Key Takeaways
- A gala production company is responsible for the room's experience from arrival to close; a caterer is responsible for the food and service sequence
- The programme architecture — the sequence of speeches, entertainment, awards and service — is a production deliverable, not a catering deliverable
- Set design for a gala is the primary brand communication — it establishes the evening's visual register before any programme element begins
- Entertainment for galas must be timed to the service sequence — the caterer's service rhythm and the entertainment timing must be designed together
- The close of a gala (how guests leave, what the final experience is) is as produced as the arrival
The scope boundary
A venue and caterer deliver the room and the food. A production company delivers everything that happens in the room that is not food. The distinction matters because the highest-value elements of a gala — the visual environment, the entertainment, the programme sequence, the moments that guests photograph and discuss — are production deliverables, not catering deliverables. Venues that offer "complete event management" typically mean complete catering management with basic event logistics. This is adequate for a dinner party. It is not adequate for a produced gala where the event experience is a brand communication.

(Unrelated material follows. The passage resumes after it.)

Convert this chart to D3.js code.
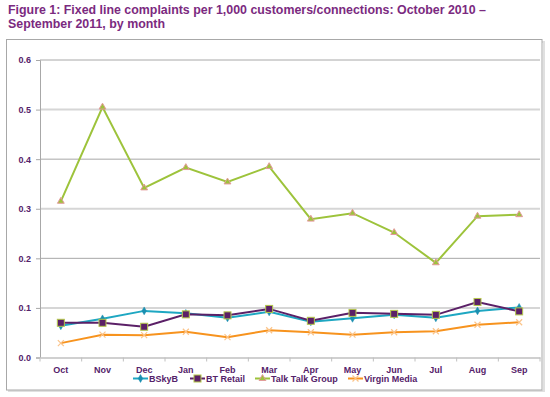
<!DOCTYPE html>
<html><head><meta charset="utf-8">
<script src="https://cdn.jsdelivr.net/npm/d3@7"></script>
<style>body{margin:0;background:#fff}svg{display:block}</style>
</head><body>
<svg id="c" width="550" height="397"></svg>
<script>
const months = ["Oct","Nov","Dec","Jan","Feb","Mar","Apr","May","Jun","Jul","Aug","Sep"];
const yTicks = [0,0.1,0.2,0.3,0.4,0.5,0.6];
const bskyb = [0.064,0.078,0.094,0.089,0.080,0.092,0.072,0.079,0.086,0.080,0.094,0.101];
const btRetail = [0.070,0.070,0.062,0.087,0.085,0.098,0.074,0.090,0.088,0.086,0.112,0.093];
const talkTalk = [0.315,0.505,0.342,0.383,0.354,0.385,0.279,0.291,0.252,0.191,0.285,0.288];
const virgin = [0.029,0.046,0.045,0.052,0.041,0.055,0.051,0.046,0.051,0.053,0.066,0.071];
const seriesNames = ["BSkyB","BT Retail","Talk Talk Group","Virgin Media"];

const svg = d3.select("#c");
const font = "'Liberation Sans', Arial, sans-serif";
const txtCol = "#55226a";
const titleCol = "#7b2a80";

// title
svg.append("text").attr("x",8).attr("y",14).attr("font-family",font).attr("font-weight","bold")
  .attr("font-size",12.4).attr("fill",titleCol).text("Figure 1: Fixed line complaints per 1,000 customers/connections: October 2010 \u2013");
svg.append("text").attr("x",8).attr("y",28).attr("font-family",font).attr("font-weight","bold")
  .attr("font-size",12.4).attr("fill",titleCol).text("September 2011, by month");

// frame
svg.append("rect").attr("x",9).attr("y",42).attr("width",535).attr("height",349).attr("fill","none")
  .attr("stroke","#e0e0e0").attr("stroke-width",2);
svg.append("rect").attr("x",6.5).attr("y",39.5).attr("width",535.5).attr("height",350.5).attr("fill","#fff")
  .attr("stroke","#a8a8a8").attr("stroke-width",1);

const x = d3.scaleBand().domain(months).range([40,540]).padding(0);
const y = d3.scaleLinear().domain([0,0.6]).range([357.5,60]);

// gridlines
svg.append("g").selectAll("line").data(yTicks.filter(d=>d>0)).join("line")
  .attr("x1",40).attr("x2",540).attr("y1",d=>y(d)).attr("y2",d=>y(d))
  .attr("stroke",(d,i)=> i%2===0 ? "#d6d6d6":"#a8a8a8").attr("stroke-width",(d,i)=>i%2===0?2:1);

// y axis
const ya = svg.append("g").attr("transform","translate(40,0)")
  .call(d3.axisLeft(y).tickValues(yTicks).tickFormat(d3.format(".1f")).tickSize(4).tickPadding(5));
ya.select(".domain").attr("stroke","#a8a8a8");
ya.selectAll(".tick line").attr("stroke","#a8a8a8");
ya.selectAll("text").attr("font-family",font).attr("font-weight","bold").attr("font-size",9).attr("fill",txtCol);

// x axis
const xa = svg.append("g").attr("transform","translate(0,357.5)")
  .call(d3.axisBottom(x).tickSize(0).tickPadding(9));
xa.select(".domain").attr("stroke","#d0d0d0").attr("stroke-width",2);
xa.selectAll("text").attr("font-family",font).attr("font-weight","bold").attr("font-size",9).attr("fill",txtCol);
svg.append("g").selectAll("line").data(months.concat(["end"])).join("line")
  .attr("x1",(d,i)=>40+i*x.step()).attr("x2",(d,i)=>40+i*x.step())
  .attr("y1",357.5).attr("y2",361.5).attr("stroke","#c0c0c0");

const cx = m => x(m)+x.bandwidth()/2;
const line = d3.line().x((d,i)=>cx(months[i])).y(d=>y(d));

const specs = [
  {name:"Talk Talk Group", data:talkTalk, color:"#9dc33b", marker:"tri"},
  {name:"Virgin Media", data:virgin, color:"#f7931e", marker:"x"},
  {name:"BSkyB", data:bskyb, color:"#1ea7c2", marker:"diamond"},
  {name:"BT Retail", data:btRetail, color:"#5b2067", marker:"square"},
];

function drawMarker(g, type, px, py){
  if(type==="tri"){
    g.append("path").attr("d",d3.symbol(d3.symbolTriangle,20)()).attr("transform",`translate(${px},${py})`)
      .attr("fill","#9dc33b").attr("stroke","#e39a9a").attr("stroke-width",1);
  } else if(type==="x"){
    g.append("path").attr("d",`M${px-3},${py-3}L${px+3},${py+3}M${px-3},${py+3}L${px+3},${py-3}`)
      .attr("stroke","#fbc48a").attr("stroke-width",1.2);
  } else if(type==="diamond"){
    g.append("path").attr("d",d3.symbol(d3.symbolDiamond,18)()).attr("transform",`translate(${px},${py})`)
      .attr("fill","#1a8fb0").attr("stroke","#1a8fb0").attr("stroke-width",0.5);
  } else if(type==="square"){
    g.append("rect").attr("x",px-3.5).attr("y",py-3.5).attr("width",7).attr("height",7)
      .attr("fill","#5b2067").attr("stroke","#b4c84a").attr("stroke-width",1);
  }
}

specs.forEach(s=>{
  const g = svg.append("g");
  g.append("path").datum(s.data).attr("d",line).attr("fill","none").attr("stroke",s.color).attr("stroke-width",2);
  s.data.forEach((v,i)=>drawMarker(g,s.marker,cx(months[i]),y(v)));
});

// legend
const legendX = [133,190,255,348];
const legendSpec = {"BSkyB":specs[2],"BT Retail":specs[3],"Talk Talk Group":specs[0],"Virgin Media":specs[1]};
seriesNames.forEach((n,i)=>{
  const s = legendSpec[n];
  const g = svg.append("g");
  const lx = legendX[i];
  g.append("line").attr("x1",lx).attr("x2",lx+15).attr("y1",378.5).attr("y2",378.5).attr("stroke",s.color).attr("stroke-width",2);
  drawMarker(g,s.marker,lx+7.5,378.5);
  g.append("text").attr("x",lx+16).attr("y",382).attr("font-family",font).attr("font-weight","bold")
    .attr("font-size",9).attr("fill",txtCol).text(n);
});
</script>
</body></html>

The programme architecture
A gala programme architecture is the sequence of the evening: arrival and pre-dinner drinks, seating, welcome and programme open, dinner service (starters, main, dessert), speeches and awards if applicable, entertainment, dancing and close. Each element has a duration, a position in the sequence relative to the service rhythm, and a production requirement. Entertainment during the main course competes with conversation; entertainment during dessert complements it. Speeches that run long push the kitchen's service timing off schedule; speeches that are timed precisely in the run of show allow the kitchen to hold food at the right temperature. Programme architecture is a joint design between the production company and the venue's catering team — with the production company leading.
Set design
The visual environment of a gala communicates the organising company's quality standards before the first course is served. The set design brief for a gala includes: table centrepiece direction (height, scale, floral or non-floral), ambient lighting (colour temperature, intensity, whether programmed changes are required through the evening), backdrop or stage set if a programme is presented, entrance installation if arrival experience is designed, and any branded environmental elements. Set design for a gala is typically the production category that is most compressed in budget under-allocation — it is also the category most directly responsible for the quality of the event's photography and the guests' first impression.
Entertainment timing
Entertainment at a gala is most effective when positioned at programme moments where it serves the evening's energy rather than interrupting it. A 20-minute live music set during the post-dessert, pre-dancing period allows guests to enjoy the performance without a competing service activity. A 40-minute headline act mid-dinner interrupts both the food service and the dinner conversation. Coordinate the entertainment schedule with the kitchen's service timeline at week four of production — not on show morning when the entertainment manager is asking when to set up.